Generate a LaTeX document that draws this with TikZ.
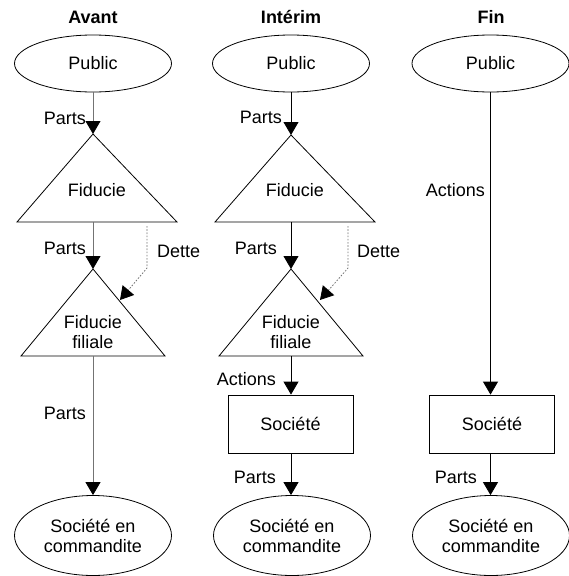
\documentclass[tikz,border=0pt]{standalone}
\usepackage{fontspec}
\setmainfont{Liberation Sans}
\usetikzlibrary{arrows.meta,shapes.geometric}
\tikzset{
  txt/.style={font=\fontsize{18}{20}\selectfont, inner sep=0pt, align=center},
  heading/.style={txt, font=\fontsize{18}{20}\selectfont\bfseries},
  lbl/.style={txt, anchor=east},
  oval/.style={txt, draw, ellipse, line width=0.8pt, minimum width=157pt, minimum height=57pt},
  lowoval/.style={oval, minimum height=80pt},
  firm/.style={txt, draw, rectangle, line width=0.8pt, minimum width=125pt, minimum height=58pt},
  trust/.style={draw, line width=0.8pt, line join=miter},
  flow/.style={line width=0.8pt, -{Triangle[length=13pt,width=15pt]}},
  flowgray/.style={flow, draw=black!55, -{Triangle[length=13pt,width=15pt,color=black]}},
  debt/.style={draw=black!55, line width=0.8pt, dash pattern=on 1.6pt off 1.6pt,
               -{Triangle[length=13pt,width=15pt,color=black]}}
}
\begin{document}
\begin{tikzpicture}[x=1pt,y=-1pt]
\useasboundingbox (0,0) rectangle (569,576);

% ---------- Avant ----------
\node[heading] (t1) at (93,17) {Avant};
\node[oval] (pub1) at (93,63.5) {Public};
\coordinate (fid1a) at (93,134);
\coordinate (fid1l) at (17,222);
\coordinate (fid1r) at (177,222);
\coordinate (fid1b) at (93,222);
\draw[trust] (fid1a) -- (fid1l) -- (fid1r) -- cycle;
\node[txt] (fid1t) at (97,190) {Fiducie};
\coordinate (fil1a) at (93,269);
\coordinate (fil1l) at (21,356);
\coordinate (fil1r) at (165,356);
\coordinate (fil1b) at (93,356);
\draw[trust] (fil1a) -- (fil1l) -- (fil1r) -- cycle;
\node[txt] (fil1t) at (93,332) {Fiducie\\filiale};
\node[lowoval] (sec1) at (93,535.5) {Société en\\commandite};

\draw[flowgray] (pub1.south) -- (fid1a);
\node[lbl] (p1a) at (86,118) {Parts};
\draw[flowgray] (fid1b) -- (fil1a);
\node[lbl] (p1b) at (86,248) {Parts};
\coordinate (d1s) at (147,226);
\coordinate (d1k) at (147,268);
\coordinate (d1e) at (120,300);
\draw[debt] (d1s) -- (d1k) -- (d1e);
\node[txt, anchor=west] (d1) at (157,251) {Dette};
\draw[flowgray] (fil1b) -- (sec1.north);
\node[lbl] (p1c) at (86,413) {Parts};

% ---------- Intérim ----------
\node[heading] (t2) at (291,17) {Intérim};
\node[oval] (pub2) at (291,63.5) {Public};
\coordinate (fid2a) at (291,135);
\coordinate (fid2l) at (215,222);
\coordinate (fid2r) at (375,222);
\coordinate (fid2b) at (291,222);
\draw[trust] (fid2a) -- (fid2l) -- (fid2r) -- cycle;
\node[txt] (fid2t) at (295,190) {Fiducie};
\coordinate (fil2a) at (291,269);
\coordinate (fil2l) at (219,356);
\coordinate (fil2r) at (363,356);
\coordinate (fil2b) at (291,356);
\draw[trust] (fil2a) -- (fil2l) -- (fil2r) -- cycle;
\node[txt] (fil2t) at (291,332) {Fiducie\\filiale};
\node[firm] (soc2) at (290.5,424) {Société};
\node[lowoval] (sec2) at (292,535.5) {Société en\\commandite};

\draw[flow] (pub2.south) -- (fid2a);
\node[lbl] (p2a) at (282,117) {Parts};
\draw[flow] (fid2b) -- (fil2a);
\node[lbl] (p2b) at (277,248) {Parts};
\coordinate (d2s) at (348,226);
\coordinate (d2k) at (348,268);
\coordinate (d2e) at (320,300);
\draw[debt] (d2s) -- (d2k) -- (d2e);
\node[txt, anchor=west] (d2) at (357,251) {Dette};
\draw[flow] (fil2b) -- (soc2.north -| fil2b);
\node[lbl] (a2) at (276,379) {Actions};
\draw[flow] (soc2.south -| fil2b) -- (sec2.north -| fil2b);
\node[lbl] (p2c) at (276,477) {Parts};

% ---------- Fin ----------
\node[heading] (t3) at (491,17) {Fin};
\node[oval] (pub3) at (490.5,63.5) {Public};
\node[firm] (soc3) at (492,424) {Société};
\node[lowoval] (sec3) at (491,535.5) {Société en\\commandite};

\draw[flow] (pub3.south) -- (pub3.south |- soc3.north);
\node[lbl] (a3) at (485,190) {Actions};
\draw[flow] (pub3.south |- soc3.south) -- (pub3.south |- sec3.north);
\node[lbl] (p3) at (477,477) {Parts};
\end{tikzpicture}
\end{document}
- - - - - - -
* Instructions to follow: From the first line above through the line containing "(sec1) at (93,535.5)", copy everything exactly, without the pictures.

* Answer to the problem:
Generate a LaTeX document that draws this with TikZ.
\documentclass[tikz,border=0pt]{standalone}
\usepackage{fontspec}
\setmainfont{Liberation Sans}
\usetikzlibrary{arrows.meta,shapes.geometric}
\tikzset{
  txt/.style={font=\fontsize{18}{20}\selectfont, inner sep=0pt, align=center},
  heading/.style={txt, font=\fontsize{18}{20}\selectfont\bfseries},
  lbl/.style={txt, anchor=east},
  oval/.style={txt, draw, ellipse, line width=0.8pt, minimum width=157pt, minimum height=57pt},
  lowoval/.style={oval, minimum height=80pt},
  firm/.style={txt, draw, rectangle, line width=0.8pt, minimum width=125pt, minimum height=58pt},
  trust/.style={draw, line width=0.8pt, line join=miter},
  flow/.style={line width=0.8pt, -{Triangle[length=13pt,width=15pt]}},
  flowgray/.style={flow, draw=black!55, -{Triangle[length=13pt,width=15pt,color=black]}},
  debt/.style={draw=black!55, line width=0.8pt, dash pattern=on 1.6pt off 1.6pt,
               -{Triangle[length=13pt,width=15pt,color=black]}}
}
\begin{document}
\begin{tikzpicture}[x=1pt,y=-1pt]
\useasboundingbox (0,0) rectangle (569,576);

% ---------- Avant ----------
\node[heading] (t1) at (93,17) {Avant};
\node[oval] (pub1) at (93,63.5) {Public};
\coordinate (fid1a) at (93,134);
\coordinate (fid1l) at (17,222);
\coordinate (fid1r) at (177,222);
\coordinate (fid1b) at (93,222);
\draw[trust] (fid1a) -- (fid1l) -- (fid1r) -- cycle;
\node[txt] (fid1t) at (97,190) {Fiducie};
\coordinate (fil1a) at (93,269);
\coordinate (fil1l) at (21,356);
\coordinate (fil1r) at (165,356);
\coordinate (fil1b) at (93,356);
\draw[trust] (fil1a) -- (fil1l) -- (fil1r) -- cycle;
\node[txt] (fil1t) at (93,332) {Fiducie\\filiale};
\node[lowoval] (sec1) at (93,535.5) {Société en\\commandite};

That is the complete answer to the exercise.